Chronic cerebrospinal venous insufficiency (CCSVI) is a condition associated with multiple sclerosis (MS). One mechanism that has been proposed is that the venous obstructions found in MS are due to a chronic persistent venulitis caused by the intra-cellular bacterial parasite, Chlamydophila pneumoniae (Cpn). The objective of the current study is to determine the effect of a combined antibiotic protocol (CAP) on the venous flow in MS patients as measured by a quantitative duplex ultrasound examination (QDUS).

Method

A non-randomised before-after cohort study was conducted to investigate differences in blood flow volumes pre and 6-months post antibiotic treatment for Cpn infection. Flow volume data were measured by QDUS across affected and unaffected sides from multiple veins segments, including internal jugular vein (IJV) segments J2 and J3, and vertebral vein (VV), as well as global arterial blood flow (GABF).

Results

91 patients were included in the study. 64 (70%) were found to have positive Cpn serology. There was a statistically significant post-treatment difference seen for the affected side of Cpn infected patients (mean difference = 56 mL/min, p = 0.02). There was a non-significant increase seen for the affected side of uninfected patients (mean difference = 23 mL/min, p = 0.2).

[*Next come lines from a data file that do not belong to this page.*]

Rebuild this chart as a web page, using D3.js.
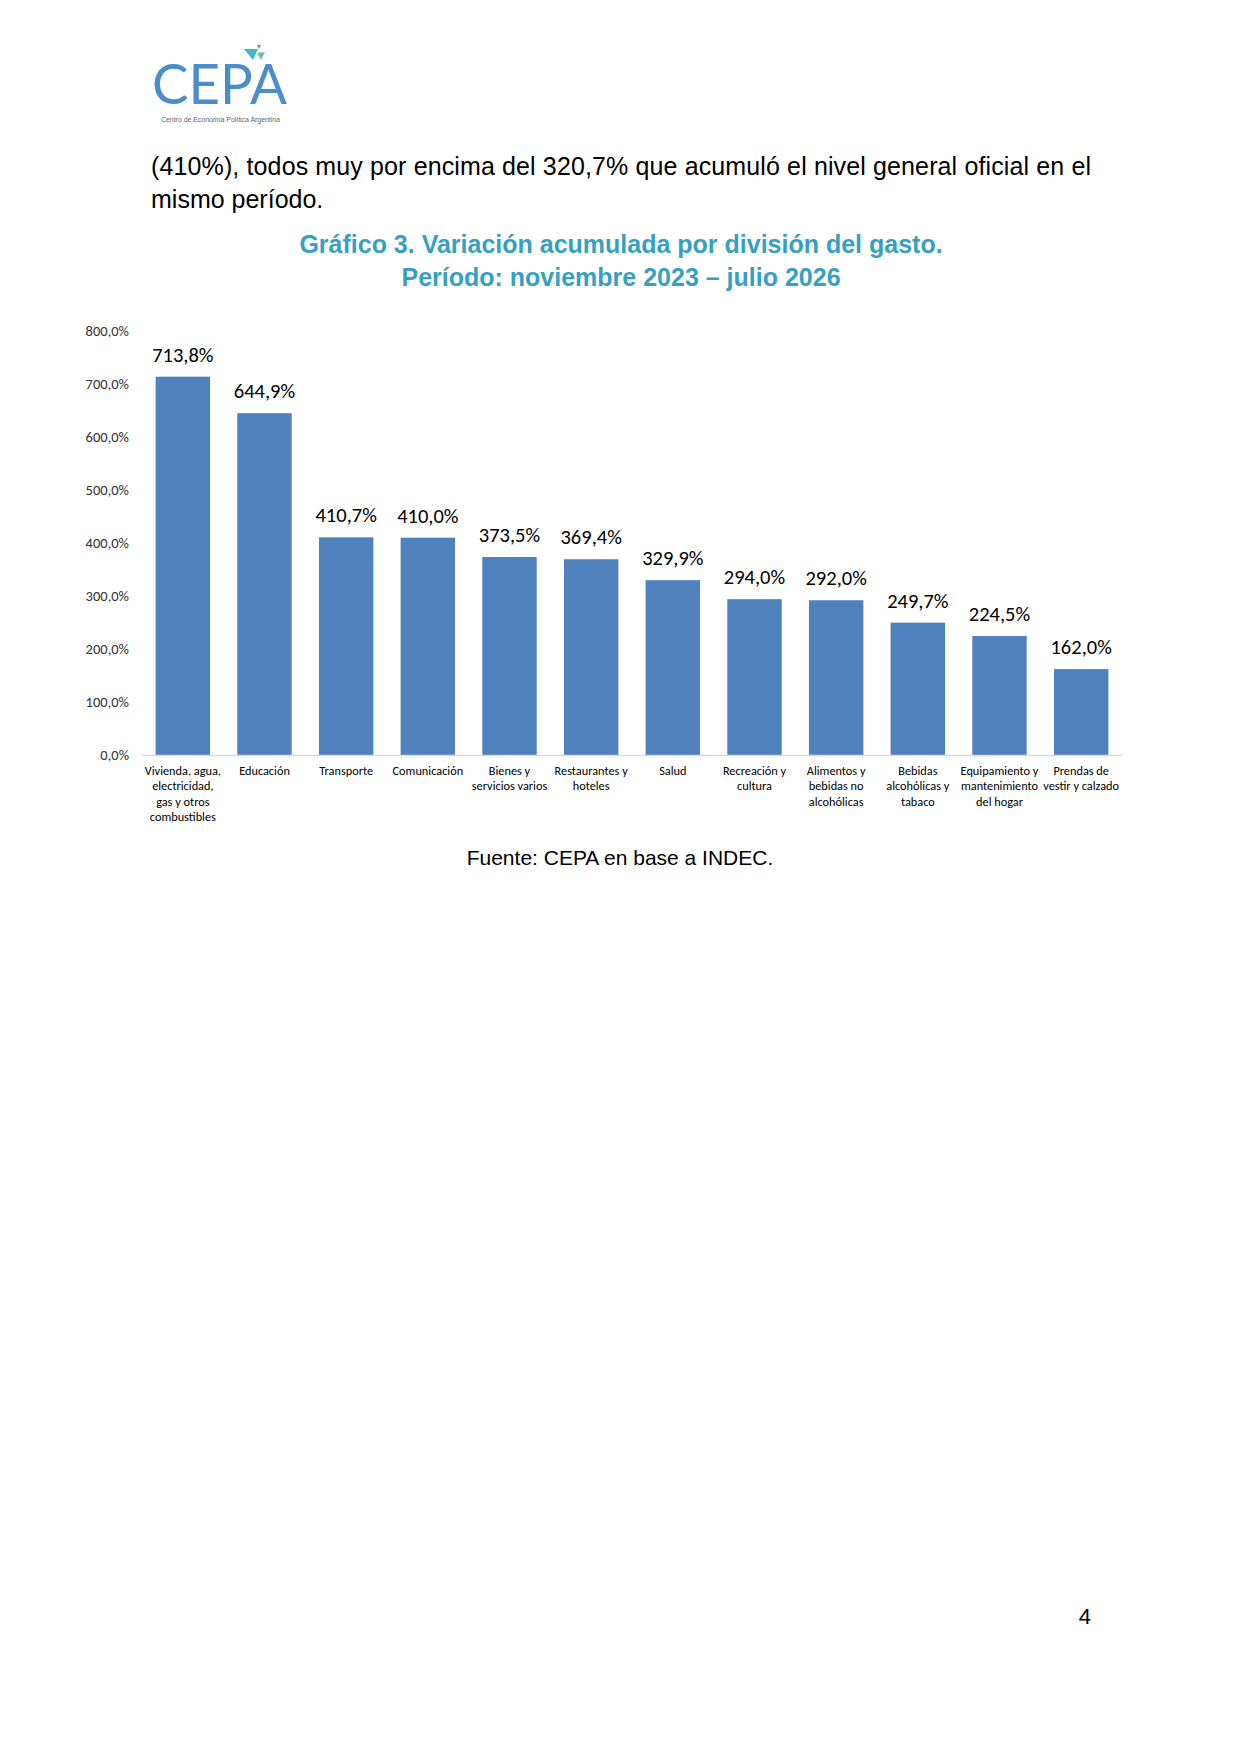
<!DOCTYPE html>
<html>
<head>
<meta charset="utf-8">
<script src="https://cdn.jsdelivr.net/npm/d3@7"></script>
<style>
  body { margin: 0; background: #fff; }
</style>
</head>
<body>
<div id="page"></div>
<script>
// Chart data
const categories = [
  'Vivienda, agua,\nelectricidad,\ngas y otros\ncombustibles',
  'Educación',
  'Transporte',
  'Comunicación',
  'Bienes y\nservicios varios',
  'Restaurantes y\nhoteles',
  'Salud',
  'Recreación y\ncultura',
  'Alimentos y\nbebidas no\nalcohólicas',
  'Bebidas\nalcohólicas y\ntabaco',
  'Equipamiento y\nmantenimiento\ndel hogar',
  'Prendas de\nvestir y calzado'
];
const values = [713.8, 644.9, 410.7, 410.0, 373.5, 369.4, 329.9, 294.0, 292.0, 249.7, 224.5, 162.0];
const yTicks = [0, 100, 200, 300, 400, 500, 600, 700, 800];

const paragraph = [
  '(410%), todos muy por encima del 320,7% que acumuló el nivel general oficial en el',
  'mismo período.'
];
const titleLines = [
  'Gráfico 3. Variación acumulada por división del gasto.',
  'Período: noviembre 2023 – julio 2026'
];
const source = 'Fuente: CEPA en base a INDEC.';

const W = 1241;
const H = 1755;
const chartFont = 'Carlito, Calibri, Lato, sans-serif';
const docFont = '"Liberation Sans", Arial, sans-serif';
const fmt = (v) => v.toFixed(1).replace('.', ',') + '%';

const svg = d3.select('#page')
  .append('svg')
  .attr('width', W)
  .attr('height', H);

svg.append('rect').attr('width', W).attr('height', H).attr('fill', '#fff');

// Logo
const logo = svg.append('g');
logo.append('text')
  .attr('x', 152)
  .attr('y', 104)
  .attr('font-family', 'Lato, sans-serif')
  .attr('font-weight', 400)
  .attr('font-size', 56)
  .attr('textLength', 135)
  .attr('lengthAdjust', 'spacingAndGlyphs')
  .attr('fill', '#4a8dca')
  .text('CEPA');
logo.append('path').attr('d', 'M244,49 L258,49 L253,60 Z').attr('fill', '#3fb7c4');
logo.append('path').attr('d', 'M257,53 L265,52 L261,60 Z').attr('fill', '#6cc3a0');
logo.append('path').attr('d', 'M257,45 L261,45 L259,49 Z').attr('fill', '#8b79b8');
logo.append('text')
  .attr('x', 161)
  .attr('y', 122)
  .attr('font-family', docFont)
  .attr('font-size', 7)
  .attr('textLength', 119)
  .attr('fill', '#666')
  .text('Centro de Economía Política Argentina');

// Body text above chart
svg.selectAll('.para')
  .data(paragraph)
  .enter()
  .append('text')
  .attr('class', 'para')
  .attr('x', 151)
  .attr('y', (d, i) => 175 + i * 33)
  .attr('font-family', docFont)
  .attr('font-size', 25)
  .attr('fill', '#000')
  .each(function (d, i) {
    if (i === 0) d3.select(this).attr('textLength', 940).attr('lengthAdjust', 'spacing');
  })
  .text((d) => d);

// Title
svg.selectAll('.title')
  .data(titleLines)
  .enter()
  .append('text')
  .attr('class', 'title')
  .attr('x', 621)
  .attr('y', (d, i) => 253 + i * 33)
  .attr('text-anchor', 'middle')
  .attr('font-family', docFont)
  .attr('font-weight', 'bold')
  .attr('font-size', 25)
  .attr('fill', '#36a0c1')
  .text((d) => d);

// Scales
const xScale = d3.scaleBand()
  .domain(d3.range(categories.length))
  .range([142, 1122])
  .paddingInner(1 / 3)
  .paddingOuter(1 / 6);
const yScale = d3.scaleLinear().domain([0, 800]).range([755, 331]);

// Y axis (labels only, no line)
const yAxis = d3.axisLeft(yScale).tickValues(yTicks).tickFormat(fmt).tickSize(0).tickPadding(0);
const yG = svg.append('g').attr('transform', 'translate(129,0)').call(yAxis);
yG.select('.domain').remove();
yG.selectAll('text')
  .attr('font-family', chartFont)
  .attr('font-size', 14.5)
  .attr('fill', '#333');

// Bars
svg.selectAll('.bar')
  .data(values)
  .enter()
  .append('rect')
  .attr('class', 'bar')
  .attr('x', (d, i) => xScale(i))
  .attr('y', (d) => yScale(d))
  .attr('width', xScale.bandwidth())
  .attr('height', (d) => yScale(0) - yScale(d))
  .attr('fill', '#4f81bd');

// Baseline
const xAxis = d3.axisBottom(xScale).tickSize(0).tickFormat('');
const xG = svg.append('g').attr('transform', `translate(0,${yScale(0)})`).call(xAxis);
xG.select('.domain').attr('stroke', '#d9d9d9').attr('stroke-width', 1.5);

// Data labels
svg.selectAll('.val')
  .data(values)
  .enter()
  .append('text')
  .attr('class', 'val')
  .attr('x', (d, i) => xScale(i) + xScale.bandwidth() / 2)
  .attr('y', (d) => yScale(d) - 15)
  .attr('text-anchor', 'middle')
  .attr('font-family', chartFont)
  .attr('font-size', 20.5)
  .attr('fill', '#000')
  .text(fmt);

// Category labels
svg.selectAll('.cat')
  .data(categories)
  .enter()
  .append('text')
  .attr('class', 'cat')
  .attr('text-anchor', 'middle')
  .attr('font-family', chartFont)
  .attr('font-size', 12.3)
  .attr('fill', '#000')
  .each(function (d, i) {
    d3.select(this).selectAll('tspan')
      .data(d.split('\n'))
      .enter()
      .append('tspan')
      .attr('x', xScale(i) + xScale.bandwidth() / 2)
      .attr('y', (l, j) => 775 + j * 15.4)
      .text((l) => l);
  });

// Source
svg.append('text')
  .attr('x', 620)
  .attr('y', 865)
  .attr('text-anchor', 'middle')
  .attr('font-family', docFont)
  .attr('font-size', 21)
  .attr('fill', '#000')
  .text(source);

// Page number
svg.append('text')
  .attr('x', 1091)
  .attr('y', 1624)
  .attr('text-anchor', 'end')
  .attr('font-family', docFont)
  .attr('font-size', 22)
  .attr('fill', '#000')
  .text('4');
</script>
</body>
</html>
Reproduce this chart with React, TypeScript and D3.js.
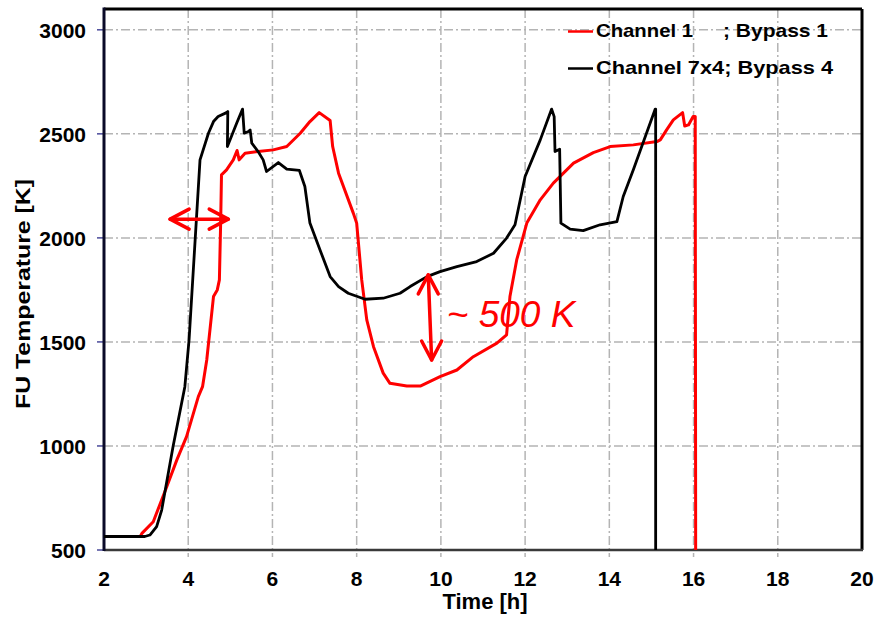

The difference in these effects (34 mL/min) was not statistically significant (p = 0.3). The mean flow rate decreased in the unaffected side for both infected (−27 mL/min, p = 0.5) and uninfected patients (−69 mL/min, p = 0.01).

Results

There was a statistically significant post-treatment increase in GABF for the infected patients (mean difference = 90 mL/min, p = 0.02) and a difference of 76 mL/min for non-infected patients (p = 0.01).

Conclusion

A CAP appears to improve the extra-cranial circulation in patients diagnosed with MS. This effect is statistically significant in patients with positive Cpn serology, although patients with negative Cpn serology also show some benefit, betraying a lack of specificity of this effect.